Kondisi umat Islam di masa kehidupan Muhammad Abduh yaitu akhir abad 18 dan awal abad 19 M adalah bagian dari rentetan kemunduran umat Islam. Pada masa inilah umat Islam mengalami kemandekan pemikiran, dan situasinya berbanding terbalik dengan bangsa eropa yang maju karena tersentuh oleh renaissance.
Pada masa itu, Mesir terbagi menjadi dua kelompok. Pertama adalah mereka yang berpikiran konservatif yang terwakili oleh para pembesar ulama Al Azhar. Yang sangat menolak segala bentuk perubahan. Pandangan mereka hanya mengacu pada kejayaan Islam masa klasik, yang acuannya selalu berbalik ke sebuah zaman klasik. Dengan menilai masa itu, dengan semangat kultuisme atau fanatik tanpa boleh disentuh oleh pembaharuan-pembaharuan.
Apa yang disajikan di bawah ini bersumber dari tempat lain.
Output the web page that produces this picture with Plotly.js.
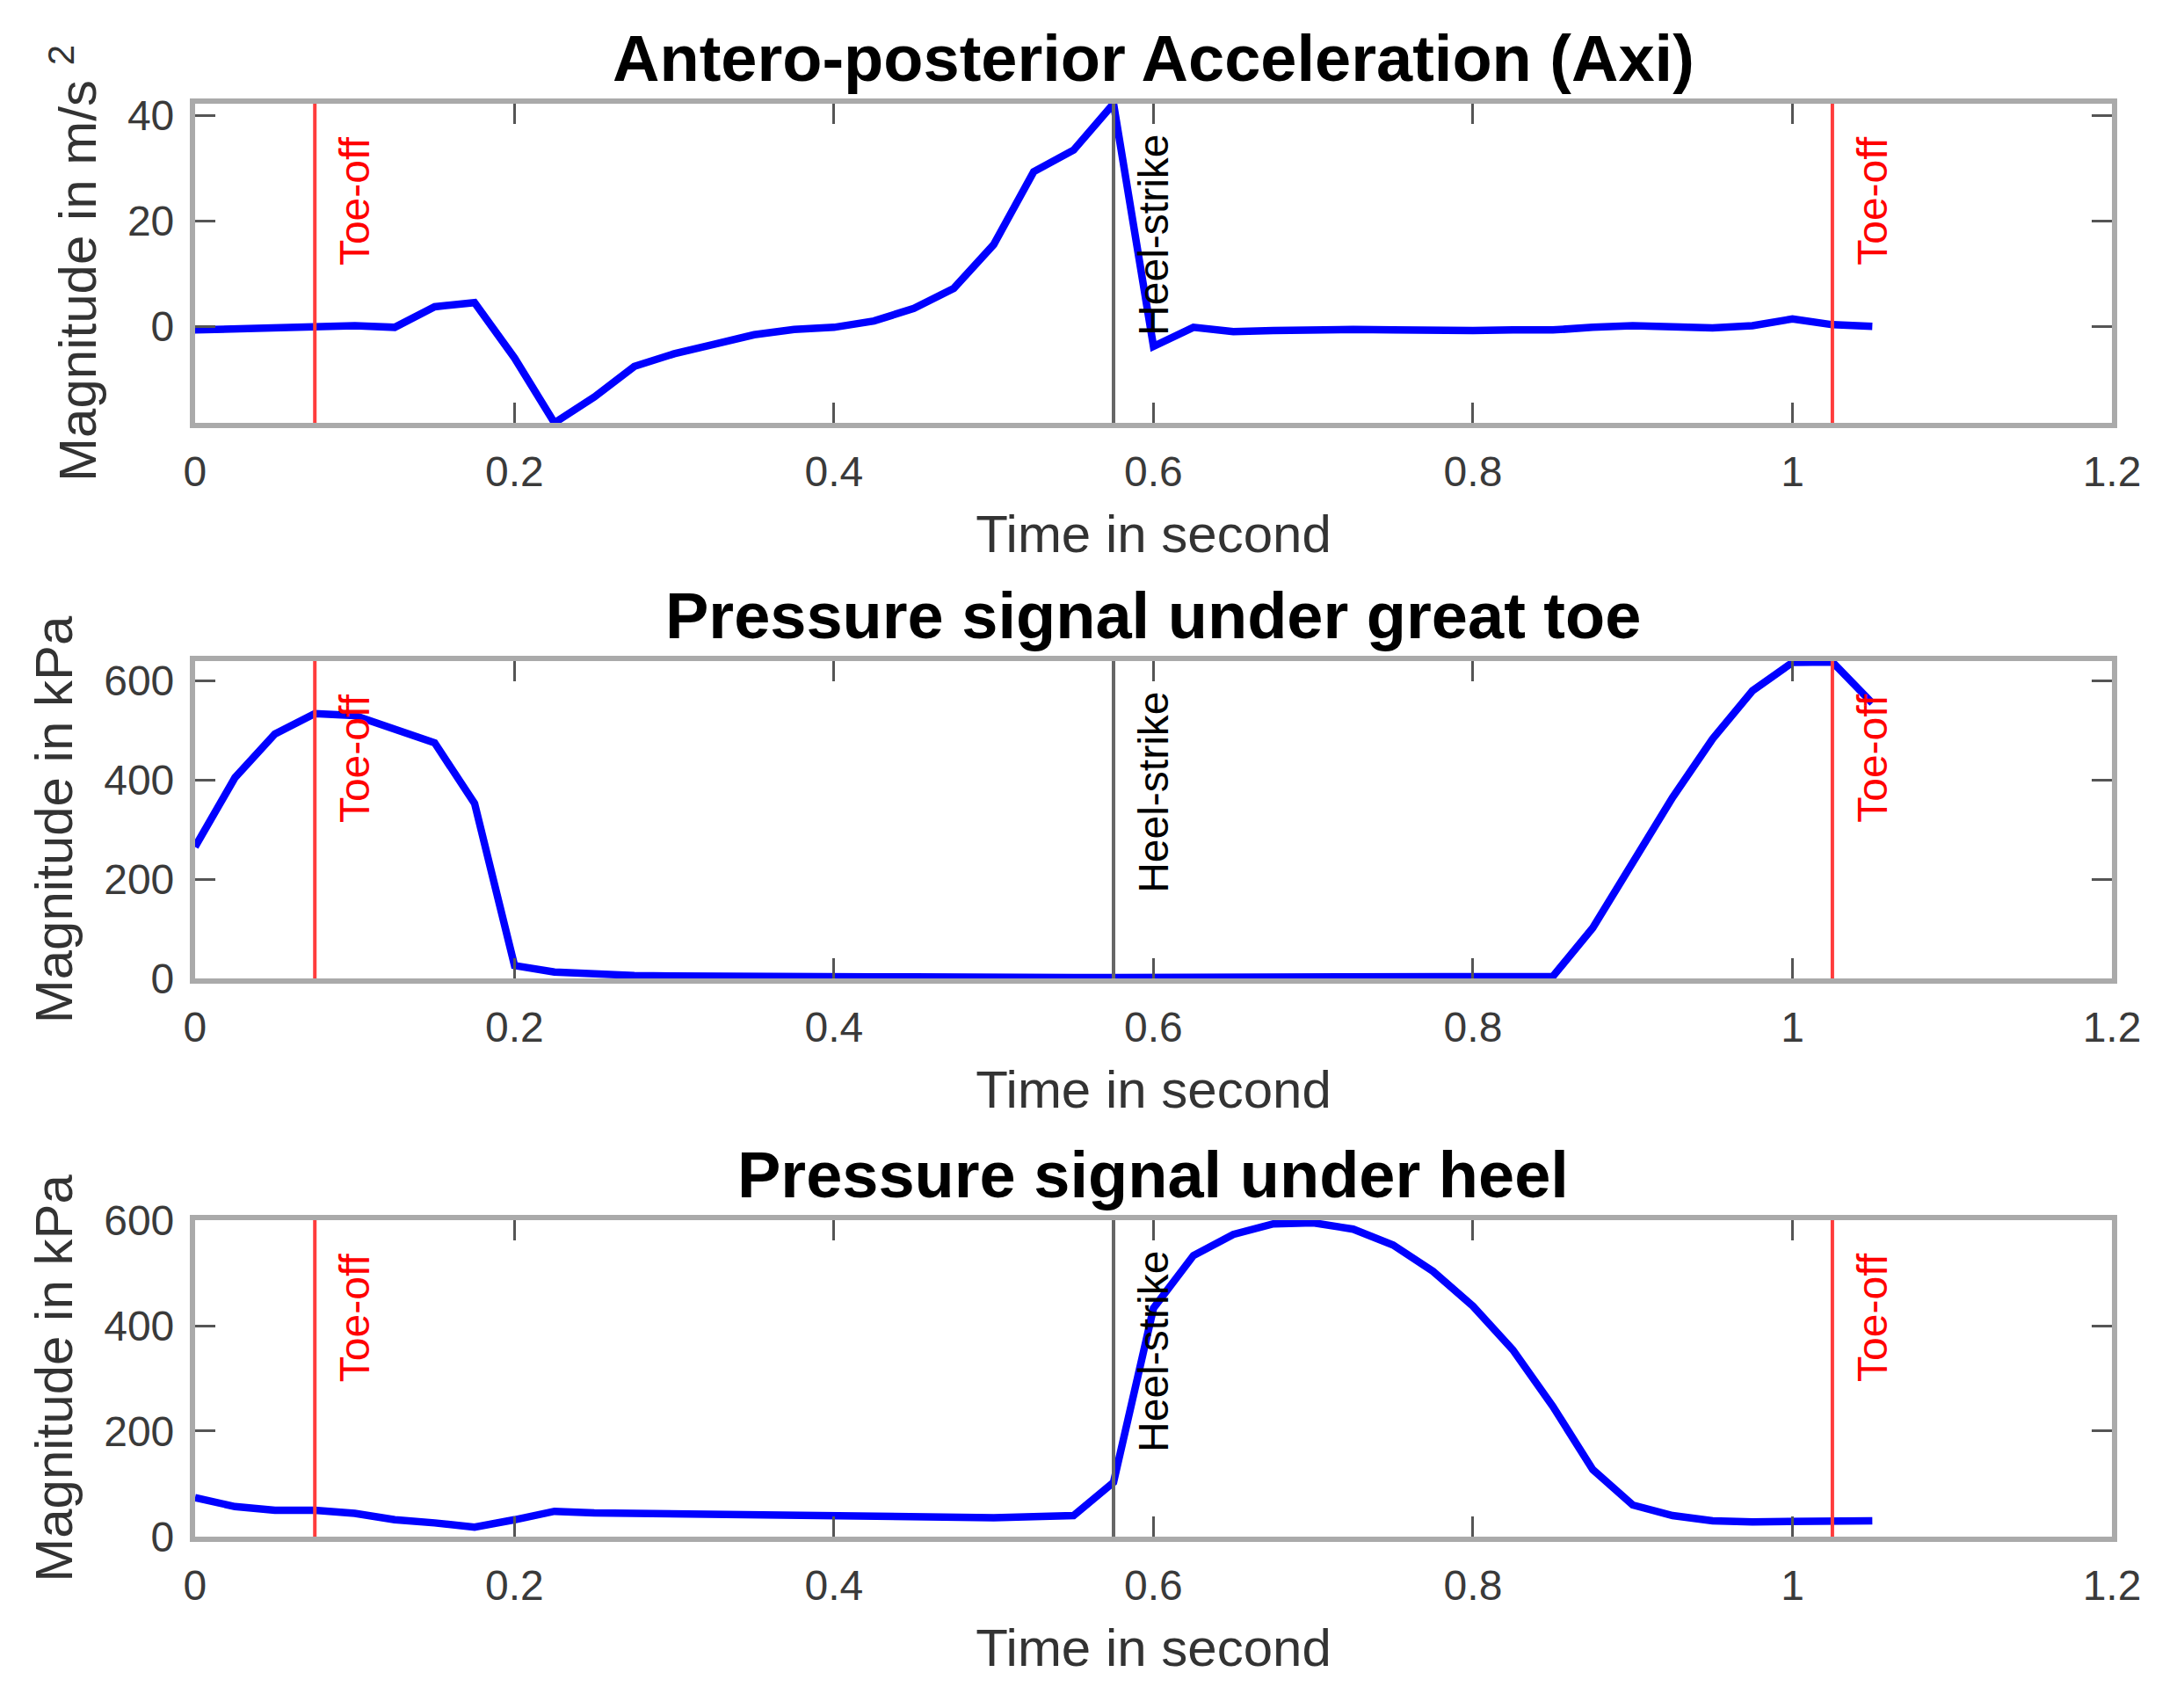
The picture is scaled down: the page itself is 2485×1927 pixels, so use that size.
<!DOCTYPE html>
<html>
<head>
<meta charset="utf-8">
<script src="https://cdn.plot.ly/plotly-3.0.1.min.js"></script>
<style>html,body{margin:0;padding:0;background:#fff;}#chart{width:2485px;height:1927px;}</style>
</head>
<body>
<div id="chart"></div>
<script>
// ---- data ----
const timeSec = [0, 0.025, 0.05, 0.075, 0.1, 0.125, 0.15, 0.175, 0.2, 0.225, 0.25, 0.275, 0.3, 0.325, 0.35, 0.375, 0.4, 0.425, 0.45, 0.475, 0.5, 0.525, 0.55, 0.575, 0.6, 0.625, 0.65, 0.675, 0.7, 0.725, 0.75, 0.775, 0.8, 0.825, 0.85, 0.875, 0.9, 0.925, 0.95, 0.975, 1.0, 1.025, 1.05];
const accelAxi = [-0.7, -0.5, -0.3, -0.3, 0.1, -0.2, 3.7, 4.5, -6.0, -18.3, -13.4, -7.6, -5.2, -3.4, -1.6, -0.6, -0.2, 1.0, 3.4, 7.2, 15.5, 29.3, 33.4, 42.2, -3.8, -0.2, -1.0, -0.8, -0.6, -0.6, -0.7, -0.9, -0.8, -0.7, -0.7, -0.2, 0.1, -0.1, -0.3, 0.1, 1.4, 0.3, 0.0];
const pressureToe = [265, 405, 493, 534, 530, 501, 475, 353, 26, 13, 8, 6, 5, 4, 4, 3, 3, 3, 3, 2, 2, 2, 2, 2, 2, 2, 2, 1, 1, 1, 1, 1, 1, 1, 4, 102, 235, 365, 483, 580, 637, 638, 555];
const pressureHeel = [74, 57, 50, 50, 44, 32, 26, 18, 32, 48, 45, 44, 44, 44, 42, 40, 38, 38, 37, 35, 36, 38, 40, 103, 433, 533, 573, 593, 595, 583, 553, 503, 437, 354, 247, 127, 60, 40, 30, 28, 28, 28, 30];
const toeOffTimes = [0.075, 1.025];
const heelStrikeTimes = [0.575];
const eventLabelOffset = 0.025;
const panelTitles = ["Antero-posterior Acceleration (Axi)", "Pressure signal under great toe", "Pressure signal under heel"];
const yTitles = ["Magnitude in m/s <sup>2</sup>", "Magnitude in kPa", "Magnitude in kPa"];
const xTitle = "Time in second";
const yRanges = [[-18.3, 42.2], [0, 640], [0, 600]];
const yDticks = [20, 200, 200];

// ---- style ----
const FONT = "Liberation Sans, Arial, Helvetica, sans-serif";
const series = [accelAxi, pressureToe, pressureHeel];
const yDomains = [[0.7504, 0.9388], [0.4224, 0.6098], [0.0929, 0.2797]];
const xDomain = [0.0893, 0.9670];

const traces = series.map((ys, i) => ({
  type: "scatter", mode: "lines",
  x: timeSec, y: ys,
  xaxis: i === 0 ? "x" : "x" + (i + 1),
  yaxis: i === 0 ? "y" : "y" + (i + 1),
  line: {color: "#0000ff", width: 8.5},
  showlegend: false, hoverinfo: "skip"
}));

const layout = {
  width: 2485, height: 1927,
  margin: {l: 0, r: 0, t: 0, b: 0},
  paper_bgcolor: "#ffffff", plot_bgcolor: "#ffffff",
  font: {family: FONT, color: "#333333", size: 48},
  showlegend: false,
  shapes: [], annotations: []
};

function axisCommon() {
  return {
    showgrid: false, zeroline: false,
    showline: true, linecolor: "#aaaaaa", linewidth: 6, mirror: "ticks",
    ticks: "inside", ticklen: 23, tickwidth: 3, tickcolor: "#555555",
    tickfont: {family: FONT, size: 48, color: "#3a3a3a"}
  };
}

for (let i = 0; i < 3; i++) {
  const sfx = i === 0 ? "" : String(i + 1);
  const xa = Object.assign(axisCommon(), {
    domain: xDomain, range: [0, 1.2], dtick: 0.2, tick0: 0,
    anchor: "y" + sfx,
    title: {text: xTitle, font: {family: FONT, size: 60, color: "#333333"}, standoff: 26},
    ticklabelstandoff: 8
  });
  const ya = Object.assign(axisCommon(), {
    domain: yDomains[i], range: yRanges[i], dtick: yDticks[i], tick0: 0,
    anchor: "x" + sfx,
    title: {text: yTitles[i], font: {family: FONT, size: 60, color: "#333333"}, standoff: 18},
    ticklabelstandoff: 8
  });
  layout["xaxis" + sfx] = xa;
  layout["yaxis" + sfx] = ya;

  const xref = "x" + sfx, yref = "y" + sfx;
  toeOffTimes.forEach(t => {
    layout.shapes.push({type: "line", xref: xref, yref: yref + " domain", x0: t, x1: t, y0: 0, y1: 1,
      line: {color: "rgb(255,60,60)", width: 4}, layer: "above"});
    layout.annotations.push({xref: xref, yref: yref + " domain", x: t + eventLabelOffset, y: 1, yshift: -35,
      xanchor: "center", yanchor: "top", textangle: -90, showarrow: false, text: "Toe-off",
      font: {family: FONT, size: 48, color: "#ff0000"}});
  });
  heelStrikeTimes.forEach(t => {
    layout.shapes.push({type: "line", xref: xref, yref: yref + " domain", x0: t, x1: t, y0: 0, y1: 1,
      line: {color: "#666666", width: 4}, layer: "above"});
    layout.annotations.push({xref: xref, yref: yref + " domain", x: t + eventLabelOffset, y: 1, yshift: -33,
      xanchor: "center", yanchor: "top", textangle: -90, showarrow: false, text: "Heel-strike",
      font: {family: FONT, size: 48, color: "#000000"}});
  });
  layout.annotations.push({xref: xref + " domain", yref: yref + " domain", x: 0.5, y: 1, yshift: 8,
    xanchor: "center", yanchor: "bottom", showarrow: false, text: "<b>" + panelTitles[i] + "</b>",
    font: {family: FONT, size: 74, color: "#000000"}});
}

Plotly.newPlot("chart", traces, layout, {staticPlot: true, displayModeBar: false});
</script>
</body>
</html>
Kedua adalah kelompok pembaharu atau kelompok terpelajar dari Barat yang mulai mengenal seperangkat metode modern. Mereka meyakini bahwa melihat sejarah keemasan Islam dengan semangat pengkultusan adalah usaha bodoh yang hanya memasung kebebasan berpikir. Dalam pandangan kelompok kedua ini, cara pandang kelompok pertama mustahil akan mencapai kemajuan.
Kondisi keterpilahan umat Islam pada masa ini secara cerdas hendak didamaikan oleh Muhammad Abduh. Ia menempatkan diri layaknya tali penyambung antara dua kubu yang berbeda sudut pandang itu. Sedikit demi sedikit, ia membuka kayu pemasung yang mengkungkung pemikiran kaum konservatif dan di waktu yang sama, ia pun tetap tidak mau bertindak gegabah agar kemajuan Islam tak secara absolut meniru kemajuan Barat.
Mulai dari sini, langkah pembaharuan Muhammad Abduh dimulai. Beliau tidak hanya merombak hal-hal pragmatis, namun lebih dalam lagi, cara keberagamaan (fiqh) dan keyakinan (tauhid) mendapatkan suntikan pemikiran-pemikirannya. Ide pembaharuan ini tak hanya terjadi di Mesir saja yang diwakili oleh Muhammad Abduh.
Di Saudi misalnya, ide pembaharuan mulai digalakkan oleh seorang pengikut Ibnu Taimiyah, Muhammad ibn Abdul Wahab (1703-1787 M) yang merupakan cikal bakal tumbuh kembangnya paham Wahabi. Namun bedanya, pembaharuan yang dibawa Muhammad ibn Abdul Wahab berkutat pada pembersihan dan pemurnian ajaran-ajaran Islam dari khurafat dan bid’ah, serta sikap skeptisismenya dalam menerima kemajuan bangsa Eropa.
Sedangkan Muhammad Abduh lebih jauh dari itu, karena tantangan di Mesir adalah bagaimana umat Islam bisa bersatu mengusir kolonialisme Inggris bersama-sama dari tanah air mereka. Dan membangkitkan spirit kemajuan dengan prinsip mengambil apa yang patut dari Barat, dan menampik apa yang tidak selaras dengan konsep Islam.
Muhammad Abduh melancarkan pemikiran-pemikiran pembaharuannya sudah sejak dibangku kuliah, yaitu melalui artikel-artikel pembaharuannya di surat kabar Al-Ahram, Kairo. Melalui media inilah, gema tulisan tersebut sampai ke telinga para pengajar Al-Azhar dan menimbulkan berbagai kontroversi.